Ad esempio Gabriella si dice contro “i contenuti espressi e tanto meno lo strumento del “documento con firme” per esprimere opinioni all’interno della chiesa e nel Sinodo, in particolare per denunciare posizioni ritenute “politiche” e non bibliche come si ritiene siano quelle dei firmatari“.
E Davide sottiolinea come “il consiglio di chiesa di Trapani ha agito dopo un percoso che dura da 30 anni, da quando il nostro maggior centro culturale ecumenico ha creato un campo di dialogo sul tema fede e omossesualità (al quale inviterei i firmatari dell’appello) e da quando ha nominato la commissione refo (nominata dagli esecutivi BMV) e dopo anni di discussione“.
Roberto in relazione all’appello, si dice invece deluso “per non aver colto quel malessere che c’è in una parte della nostra chiesa per una tendenza a somigliare, nel nostro porci verso l’esterno, sempre più una onlus, piuttosto che una Chiesa di Gesù Cristo“.
Insomma, un dibattito complesso e decisamente interessante al quale, va detto, non partecipano i primi firmatari dell’appello e si uniscono contributi di membri di molte chiese evangeliche ed evangelicali.

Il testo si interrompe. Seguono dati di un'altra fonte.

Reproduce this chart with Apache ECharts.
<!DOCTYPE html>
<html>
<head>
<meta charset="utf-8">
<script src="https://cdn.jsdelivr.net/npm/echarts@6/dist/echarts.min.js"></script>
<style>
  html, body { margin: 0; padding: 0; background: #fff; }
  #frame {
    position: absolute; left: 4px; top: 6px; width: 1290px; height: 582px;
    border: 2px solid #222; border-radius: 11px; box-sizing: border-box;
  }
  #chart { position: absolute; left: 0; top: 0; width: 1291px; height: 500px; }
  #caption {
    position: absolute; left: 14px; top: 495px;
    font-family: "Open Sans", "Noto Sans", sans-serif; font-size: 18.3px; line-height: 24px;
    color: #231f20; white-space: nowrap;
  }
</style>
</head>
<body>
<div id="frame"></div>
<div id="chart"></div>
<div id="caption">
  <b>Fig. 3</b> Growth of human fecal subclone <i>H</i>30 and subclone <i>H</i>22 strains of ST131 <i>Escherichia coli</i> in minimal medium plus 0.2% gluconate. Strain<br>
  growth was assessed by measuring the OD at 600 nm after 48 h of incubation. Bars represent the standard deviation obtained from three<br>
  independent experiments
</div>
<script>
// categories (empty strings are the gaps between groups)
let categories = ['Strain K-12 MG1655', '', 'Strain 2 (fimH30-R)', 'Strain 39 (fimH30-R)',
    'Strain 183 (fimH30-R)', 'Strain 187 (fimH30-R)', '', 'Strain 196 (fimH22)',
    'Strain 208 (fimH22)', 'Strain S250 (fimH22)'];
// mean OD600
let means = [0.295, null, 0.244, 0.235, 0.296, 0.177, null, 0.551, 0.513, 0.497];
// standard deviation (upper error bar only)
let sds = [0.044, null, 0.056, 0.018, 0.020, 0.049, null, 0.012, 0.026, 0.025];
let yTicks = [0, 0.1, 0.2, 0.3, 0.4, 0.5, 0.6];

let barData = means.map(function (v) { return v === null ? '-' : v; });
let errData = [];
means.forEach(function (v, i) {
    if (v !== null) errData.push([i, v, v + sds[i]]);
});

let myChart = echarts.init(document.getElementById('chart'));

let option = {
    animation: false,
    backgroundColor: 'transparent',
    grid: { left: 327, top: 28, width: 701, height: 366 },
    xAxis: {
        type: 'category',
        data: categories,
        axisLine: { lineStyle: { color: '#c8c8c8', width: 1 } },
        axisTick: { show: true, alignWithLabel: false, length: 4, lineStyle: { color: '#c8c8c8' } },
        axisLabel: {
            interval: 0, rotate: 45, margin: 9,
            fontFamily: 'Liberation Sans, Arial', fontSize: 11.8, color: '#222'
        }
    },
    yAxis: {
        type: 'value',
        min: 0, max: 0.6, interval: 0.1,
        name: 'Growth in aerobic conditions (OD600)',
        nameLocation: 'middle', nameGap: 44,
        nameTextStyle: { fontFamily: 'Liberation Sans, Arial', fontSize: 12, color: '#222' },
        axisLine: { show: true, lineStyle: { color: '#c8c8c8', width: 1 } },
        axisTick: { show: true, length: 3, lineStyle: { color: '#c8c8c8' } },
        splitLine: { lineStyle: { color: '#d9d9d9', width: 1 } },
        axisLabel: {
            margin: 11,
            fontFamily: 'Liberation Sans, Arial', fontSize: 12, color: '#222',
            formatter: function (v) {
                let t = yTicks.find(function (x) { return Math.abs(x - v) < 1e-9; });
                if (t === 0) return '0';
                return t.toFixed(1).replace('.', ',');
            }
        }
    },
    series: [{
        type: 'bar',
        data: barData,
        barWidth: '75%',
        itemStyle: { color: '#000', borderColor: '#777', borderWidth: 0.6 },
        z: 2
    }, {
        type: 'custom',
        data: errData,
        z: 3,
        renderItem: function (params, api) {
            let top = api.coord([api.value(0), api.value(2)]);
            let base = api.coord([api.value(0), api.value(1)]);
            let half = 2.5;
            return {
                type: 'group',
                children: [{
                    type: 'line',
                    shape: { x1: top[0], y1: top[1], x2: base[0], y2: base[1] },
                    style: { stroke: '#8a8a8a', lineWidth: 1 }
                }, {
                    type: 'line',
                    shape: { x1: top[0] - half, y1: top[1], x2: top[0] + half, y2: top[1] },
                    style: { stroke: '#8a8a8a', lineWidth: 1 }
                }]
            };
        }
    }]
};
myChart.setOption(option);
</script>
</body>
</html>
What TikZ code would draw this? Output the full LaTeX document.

Da aggiungere la reazione della Refo che in un comunicato ricorda come negli ultimi 12 anni “le nostre chiese hanno portato avanti un dibattito che è culminato con la IV Assemblea-Sinodo BMV del 2007, la quale riconosce il peccato e condanna ogni atto di omofobia, facendo riferimento allo spirito di accoglienza del passo della Lettera ai Romani: “Perciò accoglietevi gli uni gli altri, come anche Cristo vi accolti per la gloria di Dio (15:7)”.
”Sempre sul tema dei matrimoni omosessuali, segnaliamo l’intervista ad Alessandro Andò, del gruppo Varco – Refo di Milano, di recente di ritorno dal Forum LGBT, Lesbiche, Gay, Bisessuali e Transgender, di fine giugno a Barcellona.
Insomma, se un effetto voleva sortire, l’appello ha sicuramente contribuito ad accendere gli animi in vista del Sinodo, costringendo probabilmente l’assemblea alla scelta tra un pronunciamento netto sul tema con il rischio di spaccature e una presa di posizione meno forte, con il rischio di alimentare infinite discussione sulla sue interpretazione.
L’auspicio è ora che al di là delle discussioni spesso ridondanti, il Sinodo sappia far sentire la propria voce su di un tema così importante, con fraternità e calma e senza seguire il fiume di parole provocato dall’ormai famoso appello.
E mentre fioccano le rivisitazioni ironiche del sito su cui è pubblicato l’appello, restano i dubbi di molti sulla via scelta per proporre al Sinodo una discussione di questo tipo.